Sunday, June 15, 2008

Chasing Mookie

The Iraqis are preparing to move into Amarah where many of the Shia thugs have fled after getting roughed up by the Iraqis and our forces in Basra and Badghad and other points south:

Helicopters blanketed Amarah with pamphlets Saturday urging residents to cooperate with Iraqi security forces as they prepare for a new operation against Shiite militia fighters in the oil-producing southern city.

The pamphlets urged residents to provide information about "the hideouts of outlaws" and warned them to stay indoors when the new operation dubbed "Imposing Law" starts, two local police officers said on condition of anonymity because they weren't authorized to release information to the media.

No kickoff date for the operation was provided in the pamphlets.

Iraqi soldiers accompanied by American military advisers have begun moving into Amarah, capital of Maysan province and the purported hub of weapons smuggling from nearby Iran.

U.S. and Iraqi commanders also say many militia chiefs have fled to Amarah — a longtime safe haven for anti-U.S. Shiite cleric Muqtada al-Sadr's Mahdi Army militia — and Iran after security operations against them in Basra and Baghdad's Sadr City district.


With al Qaeda running from Mosul to Syria and Sadrists running to Iran, we are approaching the time when Iraq's enemies will be mostly based across their borders. This is not a good thing in the long run, but it is better than the recent past when enemies had places to hide inside Iraq. And in the long run, Iran and Syria will have to face the consequences of a much better Iraqi military backed by American power seeking to curtail whatever sanctuaries Iran and Syria allow.

Increasingly, it appears that only direct Syrian and Iranian military action can reverse our progress. And that option counts on weak American will to absorb the first blow and go on to destroy the attacking formation. Sadly, I don't know if that assumption is ridiculous or not.

UPDATE: It does not look like the Shia thugs are making a last stand in Amarah:

"Our military forces ... have completed their deployment to ensure control of the whole city," the Iraqi Army's deputy chief of staff, Nasir al-Abadi, said in a statement.

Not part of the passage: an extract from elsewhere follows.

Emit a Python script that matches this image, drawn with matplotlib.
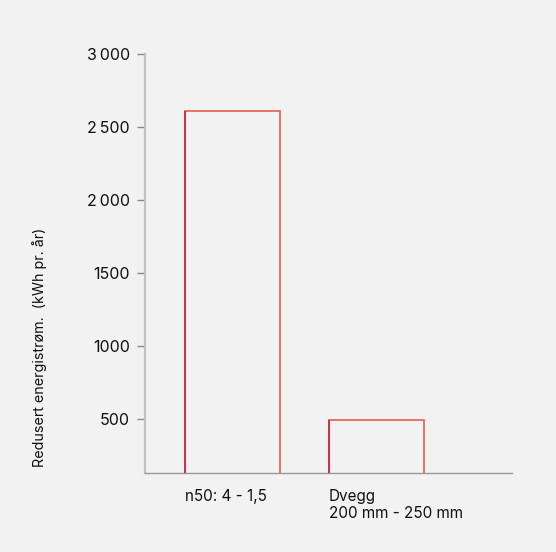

The show of force in Amara, a stronghold of anti-American cleric Moqtada al-Sadr's Mehdi Army militia, is the latest stage in a government drive to extend its authority to areas that had been controlled by Shi'ite militias or Sunni Arab insurgents.

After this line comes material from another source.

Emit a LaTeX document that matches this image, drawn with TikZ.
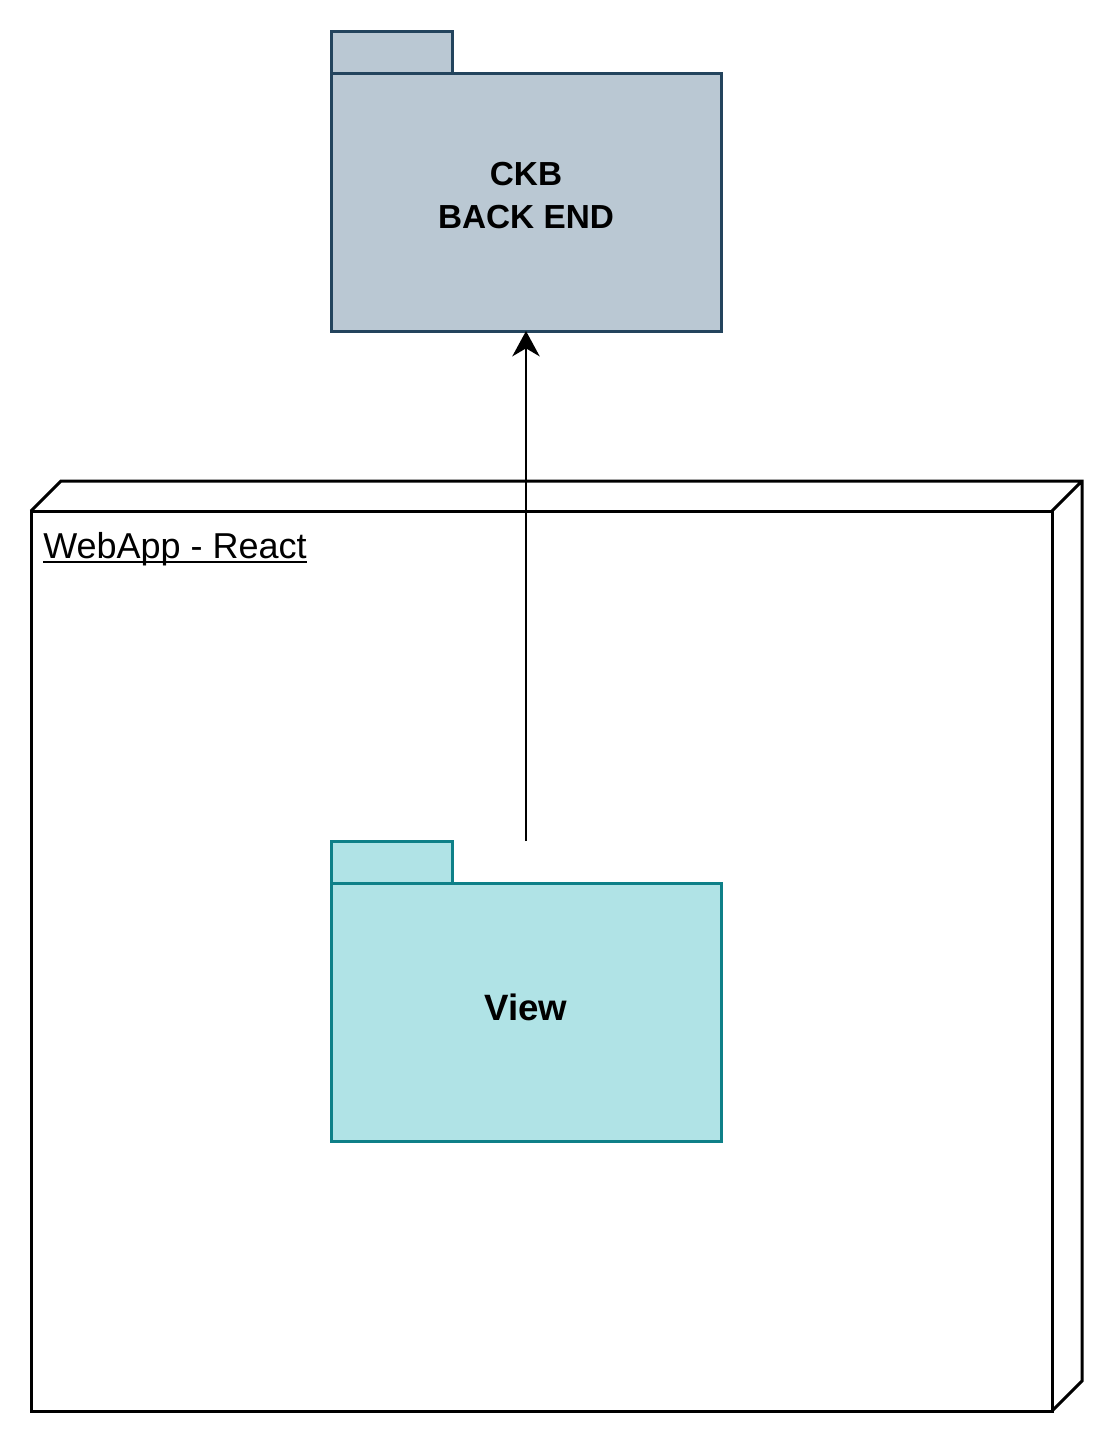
\documentclass[tikz,border=0pt]{standalone}
\usepackage{fontspec}
\setmainfont{Liberation Sans}
\usetikzlibrary{positioning,arrows.meta}
\definecolor{backfill}{HTML}{BAC8D3}
\definecolor{backline}{HTML}{23445D}
\definecolor{viewfill}{HTML}{B0E3E6}
\definecolor{viewline}{HTML}{0E8088}

\begin{document}
\begin{tikzpicture}[x=0.75pt,y=-0.75pt]
	\tikzset{pkg body/.style={rectangle, draw, line width=2.25pt, outer sep=0pt, minimum width=292.5pt, minimum height=193.5pt, align=center},
		pkg tab/.style={rectangle, draw, line width=2.25pt, outer sep=0pt, minimum width=90.75pt, minimum height=31.5pt}}
	\useasboundingbox (0,0) rectangle (1113,1443);
	% device node
	\node[draw, line width=2.25pt, outer sep=0pt, minimum width=765.75pt, minimum height=675pt] (webapp) at (541.5,961) {};
	\draw[line width=2.25pt] (webapp.north west) -- ++(30,-30) -- ++(1021,0) -- ++(0,900) -- (webapp.south east)
	   (webapp.north east) -- ++(30,-30);
	\node[anchor=base west, inner sep=0pt, font=\fontsize{27}{32}\selectfont] (webapplabel) at ([shift={(12,47)}]webapp.north west) {WebApp - React};
	\draw[line width=1.5pt] ([yshift=-3pt]webapplabel.base west) -- ([yshift=-3pt]webapplabel.base east);
	% packages
	\node[pkg body, fill=backfill, draw=backline, font=\fontsize{25}{32.25}\selectfont\bfseries] (backend) at (526,202) {CKB\\BACK END\strut};
	\node[pkg tab, fill=backfill, draw=backline, above right=0pt and 0pt of backend.north west] (backendtab) {};
	\node[pkg body, fill=viewfill, draw=viewline, font=\fontsize{27.5}{33}\selectfont\bfseries] (view) at (526,1012) {View\strut};
	\node[pkg tab, fill=viewfill, draw=viewline, above right=0pt and 0pt of view.north west] (viewtab) {};
	\coordinate (viewtop) at (view.north |- viewtab.north);
	\draw[-{Stealth[length=19pt,width=20.5pt,inset=6pt]}, line width=2pt] (viewtop) -- (backend.south);
\end{tikzpicture}
\end{document}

Prime Minister Nuri al-Maliki has given "outlaws" and "criminals" in Amara and the rest of the southern province of Maysan until Wednesday to surrender and hand over weapons.

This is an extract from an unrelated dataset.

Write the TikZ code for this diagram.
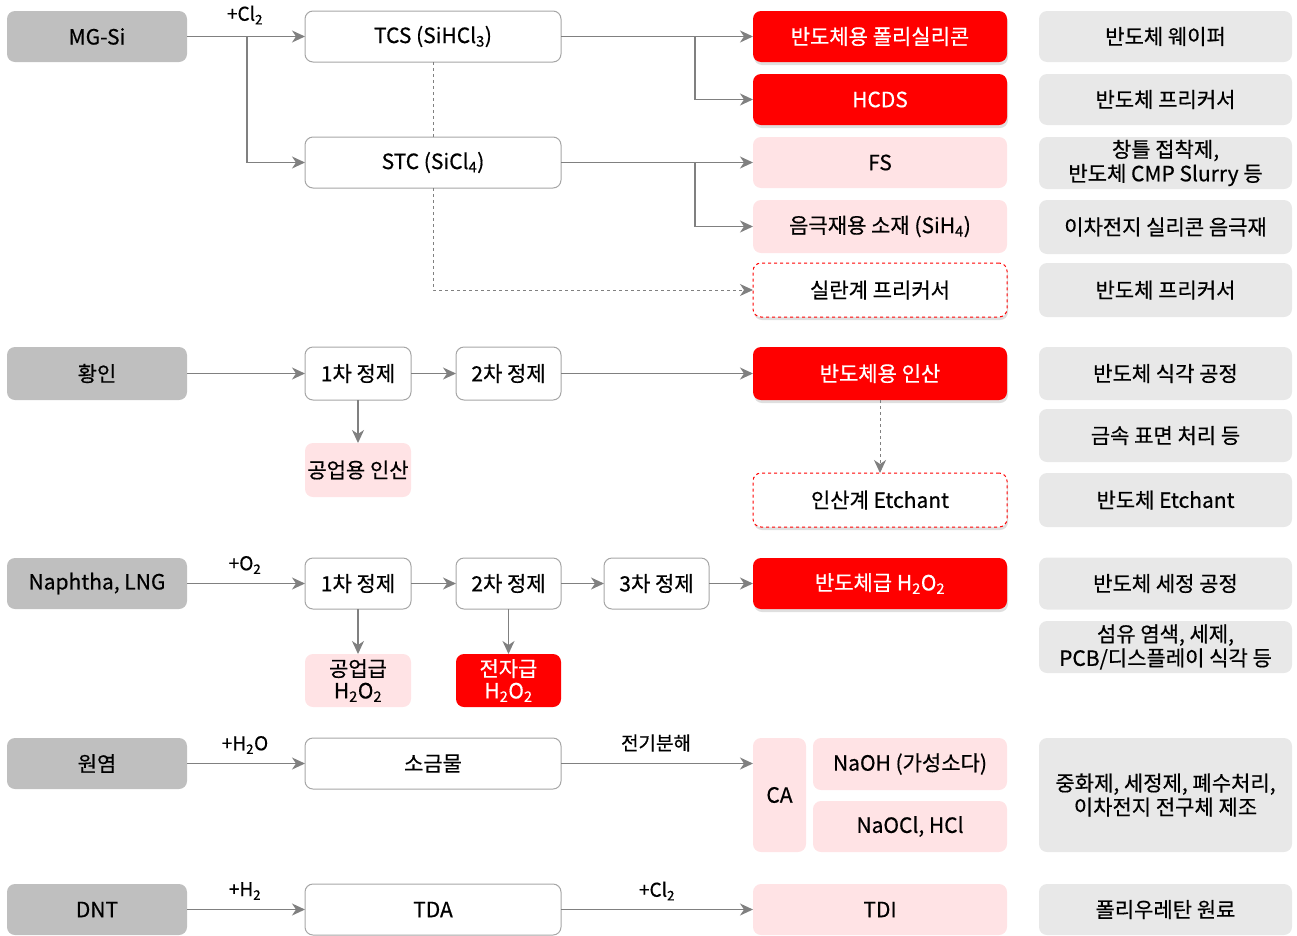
\documentclass[tikz,border=0pt]{standalone}
\usepackage{fontspec}
\setmainfont{Noto Sans CJK KR}[FakeBold=0.5]
\usetikzlibrary{arrows.meta,shadows}
\definecolor{arr}{HTML}{808080}
\definecolor{srcgray}{HTML}{BFBFBF}
\definecolor{usegray}{HTML}{E8E8E8}
\definecolor{pinkfill}{HTML}{FFE3E5}
\definecolor{redfill}{HTML}{FF0000}
\definecolor{bord}{HTML}{A6A6A6}
\tikzset{
  base/.style={rounded corners=8pt, inner sep=0pt, outer sep=0pt, align=center,
    font=\fontsize{21}{24}\selectfont},
  srcbox/.style={base, fill=srcgray},
  procbox/.style={base, draw=bord, line width=1pt, fill=white},
  redbox/.style={base, fill=redfill, text=white, drop shadow={opacity=0.25, shadow xshift=1pt, shadow yshift=-3pt}},
  pinkbox/.style={base, fill=pinkfill},
  dashbox/.style={base, draw=redfill, dashed, line width=1pt, fill=white, drop shadow={opacity=0.25, shadow xshift=1pt, shadow yshift=-3pt}},
  usebox/.style={base, fill=usegray},
  flow/.style={draw=arr, line width=1.5pt, -{Stealth[length=13pt,width=12pt,inset=4pt]}},
  plain/.style={draw=arr, line width=1.5pt},
  dflow/.style={draw=arr, line width=1pt, dashed, -{Stealth[length=13pt,width=12pt,inset=4pt]}},
  dplain/.style={draw=arr, line width=1pt, dashed},
  lbl/.style={font=\fontsize{19}{22}\selectfont, inner sep=0pt},
}
\begin{document}
\begin{tikzpicture}[x=1pt,y=-1pt]
\useasboundingbox (0,0) rectangle (1297,935);
% ---- Row 1: MG-Si
\node[srcbox, minimum width=180pt, minimum height=51pt] (mg) at (97,36.5) {MG-Si};
\node[procbox, minimum width=256pt, minimum height=51pt] (tcs) at (433,36.5) {TCS (SiHCl\textsubscript{3})};
\node[procbox, minimum width=256pt, minimum height=51pt] (stc) at (433,162.5) {STC (SiCl\textsubscript{4})};
\node[redbox, minimum width=254pt, minimum height=51pt] (poly) at (880,36.5) {반도체용 폴리실리콘};
\node[redbox, minimum width=254pt, minimum height=51pt] (hcds) at (880,99.5) {HCDS};
\node[pinkbox, minimum width=254pt, minimum height=51pt] (fs) at (880,162.5) {FS};
\node[pinkbox, minimum width=254pt, minimum height=53pt] (anode) at (880,226.5) {음극재용 소재 (SiH\textsubscript{4})};
\node[dashbox, minimum width=254pt, minimum height=54pt] (silane) at (880,290) {실란계 프리커서};
\node[usebox, minimum width=253pt, minimum height=51pt] (r1) at (1165.5,36.5) {반도체 웨이퍼};
\node[usebox, minimum width=253pt, minimum height=51pt] (r2) at (1165.5,99.5) {반도체 프리커서};
\node[usebox, minimum width=253pt, minimum height=52pt] (r3) at (1165.5,163) {창틀 접착제,\\반도체 CMP Slurry 등};
\node[usebox, minimum width=253pt, minimum height=54pt] (r4) at (1165.5,227) {이차전지 실리콘 음극재};
\node[usebox, minimum width=253pt, minimum height=54pt] (r5) at (1165.5,290) {반도체 프리커서};
\coordinate (b1) at (247,36.5);
\coordinate (b2) at (695,36.5);
\coordinate (b3) at (695,162.5);
\draw[flow] (mg.east) -- (tcs.west);
\draw[flow] (b1) |- (stc.west);
\node[lbl] (l1) at (245,15) {+Cl\textsubscript{2}};
\draw[flow] (tcs.east) -- (poly.west);
\draw[flow] (b2) |- (hcds.west);
\draw[flow] (stc.east) -- (fs.west);
\draw[flow] (b3) |- (anode.west);
\draw[dplain] (tcs.south) -- (stc.north);
\draw[dflow] (stc.south) |- (silane.west);
% ---- Row 2: 황인
\node[srcbox, minimum width=180pt, minimum height=53pt] (hw) at (97,373.5) {황인};
\node[procbox, minimum width=106pt, minimum height=53pt] (p1) at (358,373.5) {1차 정제};
\node[procbox, minimum width=105pt, minimum height=53pt] (p2) at (508.5,373.5) {2차 정제};
\node[pinkbox, minimum width=106pt, minimum height=54pt] (ind) at (358,470) {공업용 인산};
\node[redbox, minimum width=254pt, minimum height=53pt] (semi) at (880,373.5) {반도체용 인산};
\node[dashbox, minimum width=254pt, minimum height=54pt] (etch) at (880,500) {인산계 Etchant};
\node[usebox, minimum width=253pt, minimum height=53pt] (r6) at (1165.5,373.5) {반도체 식각 공정};
\node[usebox, minimum width=253pt, minimum height=53pt] (r7) at (1165.5,435.5) {금속 표면 처리 등};
\node[usebox, minimum width=253pt, minimum height=54pt] (r8) at (1165.5,500) {반도체 Etchant};
\draw[flow] (hw.east) -- (p1.west);
\draw[flow] (p1.east) -- (p2.west);
\draw[flow] (p2.east) -- (semi.west);
\draw[flow] (p1.south) -- (ind.north);
\draw[dflow] (semi.south) -- (etch.north);
% ---- Row 3: Naphtha
\node[srcbox, minimum width=180pt, minimum height=51pt] (na) at (97,583.5) {Naphtha, LNG};
\node[procbox, minimum width=106pt, minimum height=51pt] (q1) at (358,583.5) {1차 정제};
\node[procbox, minimum width=105pt, minimum height=51pt] (q2) at (508.5,583.5) {2차 정제};
\node[procbox, minimum width=105pt, minimum height=51pt] (q3) at (656.5,583.5) {3차 정제};
\node[redbox, minimum width=254pt, minimum height=51pt] (hp) at (880,583.5) {반도체급 H\textsubscript{2}O\textsubscript{2}};
\node[pinkbox, minimum width=106pt, minimum height=53pt] (ig) at (358,680.5) {공업급\\[-2pt]H\textsubscript{2}O\textsubscript{2}};
\node[base, fill=redfill, text=white, minimum width=105pt, minimum height=53pt] (eg) at (508.5,680.5) {전자급\\[-2pt]H\textsubscript{2}O\textsubscript{2}};
\node[usebox, minimum width=253pt, minimum height=52pt] (r9) at (1165.5,583.5) {반도체 세정 공정};
\node[usebox, minimum width=253pt, minimum height=52pt] (r10) at (1165.5,647) {섬유 염색, 세제,\\PCB/디스플레이 식각 등};
\draw[flow] (na.east) -- (q1.west);
\node[lbl] (l2) at (245,565) {+O\textsubscript{2}};
\draw[flow] (q1.east) -- (q2.west);
\draw[flow] (q2.east) -- (q3.west);
\draw[flow] (q3.east) -- (hp.west);
\draw[flow] (q1.south) -- (ig.north);
\draw[flow] (q2.south) -- (eg.north);
% ---- Row 4: 원염
\node[srcbox, minimum width=180pt, minimum height=51pt] (salt) at (97,763.5) {원염};
\node[procbox, minimum width=256pt, minimum height=51pt] (brine) at (433,763.5) {소금물};
\node[pinkbox, minimum width=53pt, minimum height=114pt] (ca) at (779.5,795) {CA};
\node[pinkbox, minimum width=194pt, minimum height=52pt] (naoh) at (910,764) {NaOH (가성소다)};
\node[pinkbox, minimum width=194pt, minimum height=51pt] (naocl) at (910,826.5) {NaOCl, HCl};
\node[usebox, minimum width=253pt, minimum height=114pt] (r11) at (1165.5,795) {중화제, 세정제, 폐수처리,\\이차전지 전구체 제조};
\draw[flow] (salt.east) -- (brine.west);
\node[lbl] (l3) at (245,745) {+H\textsubscript{2}O};
\draw[flow] (brine.east) -- (brine.east -| ca.west);
\node[lbl] (l4) at (656,743) {전기분해};
% ---- Row 5: DNT
\node[srcbox, minimum width=180pt, minimum height=51pt] (dnt) at (97,909.5) {DNT};
\node[procbox, minimum width=256pt, minimum height=51pt] (tda) at (433,909.5) {TDA};
\node[pinkbox, minimum width=254pt, minimum height=51pt] (tdi) at (880,909.5) {TDI};
\node[usebox, minimum width=253pt, minimum height=51pt] (r12) at (1165.5,909.5) {폴리우레탄 원료};
\draw[flow] (dnt.east) -- (tda.west);
\node[lbl] (l5) at (245,891) {+H\textsubscript{2}};
\draw[flow] (tda.east) -- (tdi.west);
\node[lbl] (l6) at (657,891) {+Cl\textsubscript{2}};
\end{tikzpicture}
\end{document}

He has authorized security forces to launch major operations from Thursday, saying the state must end "chaos" and crime in the impoverished province bordering Iran.


As their forward elements are driven back toward Iran, the mullahs are liable to get a little nervous. If the Shia thugs surrender the Iraqis learn what Iran is doing. And if the Shia thugs run to Iran, Iran is exposed as harboring the thugs.

At what point does Iran figure they need to cut their losses and kill off their fleeing pawns to keep them from being an embarassment to Tehran?